> **TASK REQUIREMENTS**
Determine the number of lines that contain the word "this", then state that number and nothing more.

## BEGIN EXERCISE DATA

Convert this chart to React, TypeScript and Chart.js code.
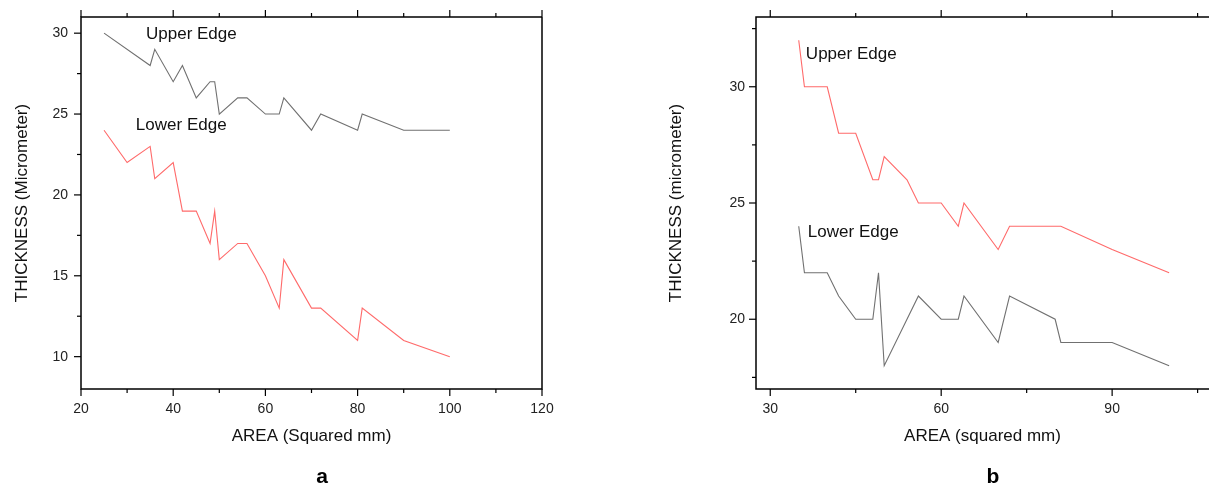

## END EXERCISE DATA
## BEGIN EXERCISE DATA

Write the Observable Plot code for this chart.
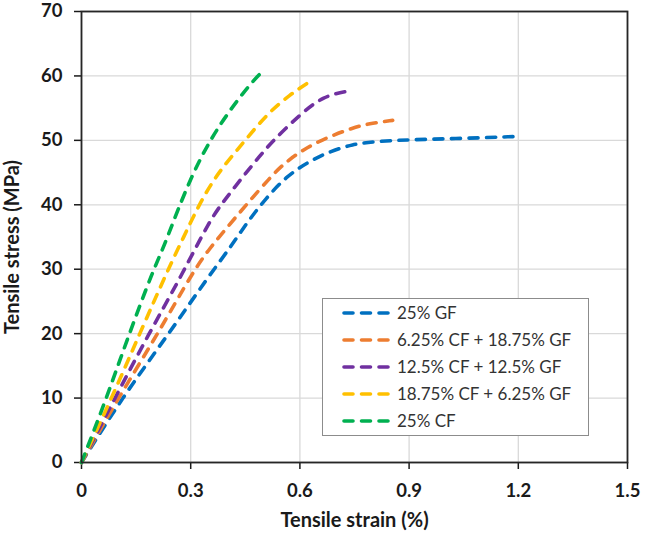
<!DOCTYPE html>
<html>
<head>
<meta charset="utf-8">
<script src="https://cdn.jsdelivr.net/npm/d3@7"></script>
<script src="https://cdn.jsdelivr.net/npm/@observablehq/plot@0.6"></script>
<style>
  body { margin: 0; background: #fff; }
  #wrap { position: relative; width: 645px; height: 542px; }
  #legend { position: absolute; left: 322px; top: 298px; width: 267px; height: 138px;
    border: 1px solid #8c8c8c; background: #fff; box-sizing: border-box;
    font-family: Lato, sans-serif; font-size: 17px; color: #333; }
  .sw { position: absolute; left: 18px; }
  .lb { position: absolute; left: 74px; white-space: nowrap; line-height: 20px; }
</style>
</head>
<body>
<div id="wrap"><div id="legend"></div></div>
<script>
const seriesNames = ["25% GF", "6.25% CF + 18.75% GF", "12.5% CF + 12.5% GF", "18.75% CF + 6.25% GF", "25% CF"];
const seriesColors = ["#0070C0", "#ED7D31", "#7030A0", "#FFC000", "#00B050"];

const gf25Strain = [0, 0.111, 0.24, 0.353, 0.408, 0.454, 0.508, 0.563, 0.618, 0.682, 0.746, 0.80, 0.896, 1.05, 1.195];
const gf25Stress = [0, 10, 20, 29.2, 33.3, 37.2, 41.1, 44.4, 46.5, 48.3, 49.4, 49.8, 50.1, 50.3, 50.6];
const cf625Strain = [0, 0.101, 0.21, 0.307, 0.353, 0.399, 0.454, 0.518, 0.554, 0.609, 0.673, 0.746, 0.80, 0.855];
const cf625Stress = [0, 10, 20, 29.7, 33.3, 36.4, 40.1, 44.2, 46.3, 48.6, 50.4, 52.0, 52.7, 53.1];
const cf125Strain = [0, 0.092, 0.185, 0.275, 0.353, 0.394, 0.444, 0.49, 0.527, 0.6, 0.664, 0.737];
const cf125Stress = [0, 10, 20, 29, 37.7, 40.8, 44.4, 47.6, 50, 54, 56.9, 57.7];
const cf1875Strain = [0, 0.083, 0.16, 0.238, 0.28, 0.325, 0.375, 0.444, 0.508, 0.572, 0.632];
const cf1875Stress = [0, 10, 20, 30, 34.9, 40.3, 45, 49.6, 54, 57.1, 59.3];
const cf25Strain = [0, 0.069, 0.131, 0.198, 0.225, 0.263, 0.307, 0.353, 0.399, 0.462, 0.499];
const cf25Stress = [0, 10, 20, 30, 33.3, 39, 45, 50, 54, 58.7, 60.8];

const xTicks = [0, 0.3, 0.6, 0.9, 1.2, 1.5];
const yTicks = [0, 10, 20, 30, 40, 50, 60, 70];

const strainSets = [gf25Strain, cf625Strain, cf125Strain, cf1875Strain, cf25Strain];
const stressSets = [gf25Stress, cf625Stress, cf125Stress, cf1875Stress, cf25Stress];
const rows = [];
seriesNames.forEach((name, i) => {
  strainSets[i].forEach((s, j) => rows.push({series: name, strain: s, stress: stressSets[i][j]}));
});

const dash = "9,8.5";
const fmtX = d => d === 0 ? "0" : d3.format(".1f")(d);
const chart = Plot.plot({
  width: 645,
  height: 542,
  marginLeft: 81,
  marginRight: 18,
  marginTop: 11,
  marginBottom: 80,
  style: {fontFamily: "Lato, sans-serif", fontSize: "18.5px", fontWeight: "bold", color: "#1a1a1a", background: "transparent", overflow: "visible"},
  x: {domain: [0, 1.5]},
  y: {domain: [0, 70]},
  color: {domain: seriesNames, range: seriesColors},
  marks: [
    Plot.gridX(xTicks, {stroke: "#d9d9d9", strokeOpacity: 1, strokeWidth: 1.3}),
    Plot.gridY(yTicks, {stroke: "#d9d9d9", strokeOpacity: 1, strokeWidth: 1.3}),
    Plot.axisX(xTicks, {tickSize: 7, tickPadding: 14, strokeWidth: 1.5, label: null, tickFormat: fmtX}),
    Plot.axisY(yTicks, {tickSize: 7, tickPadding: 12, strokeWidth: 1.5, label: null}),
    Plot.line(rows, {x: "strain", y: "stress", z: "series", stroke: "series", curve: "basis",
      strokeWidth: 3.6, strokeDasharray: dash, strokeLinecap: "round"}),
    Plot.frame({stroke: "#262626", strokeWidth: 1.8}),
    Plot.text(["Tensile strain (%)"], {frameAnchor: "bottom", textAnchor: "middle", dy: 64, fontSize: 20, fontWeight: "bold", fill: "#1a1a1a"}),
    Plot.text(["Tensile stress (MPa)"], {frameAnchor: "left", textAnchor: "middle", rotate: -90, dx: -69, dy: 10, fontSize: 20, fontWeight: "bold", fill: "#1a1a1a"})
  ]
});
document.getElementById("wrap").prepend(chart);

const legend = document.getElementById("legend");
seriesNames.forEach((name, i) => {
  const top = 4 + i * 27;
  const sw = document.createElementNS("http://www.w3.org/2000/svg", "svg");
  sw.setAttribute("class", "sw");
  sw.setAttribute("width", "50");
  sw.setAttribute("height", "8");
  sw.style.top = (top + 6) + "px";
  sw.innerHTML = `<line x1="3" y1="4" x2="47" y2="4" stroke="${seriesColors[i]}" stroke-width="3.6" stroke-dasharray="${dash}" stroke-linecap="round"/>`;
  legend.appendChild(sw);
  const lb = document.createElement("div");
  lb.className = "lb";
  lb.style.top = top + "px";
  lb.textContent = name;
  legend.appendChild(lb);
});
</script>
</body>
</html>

## END EXERCISE DATA

> **COMPLETE ANSWER**
2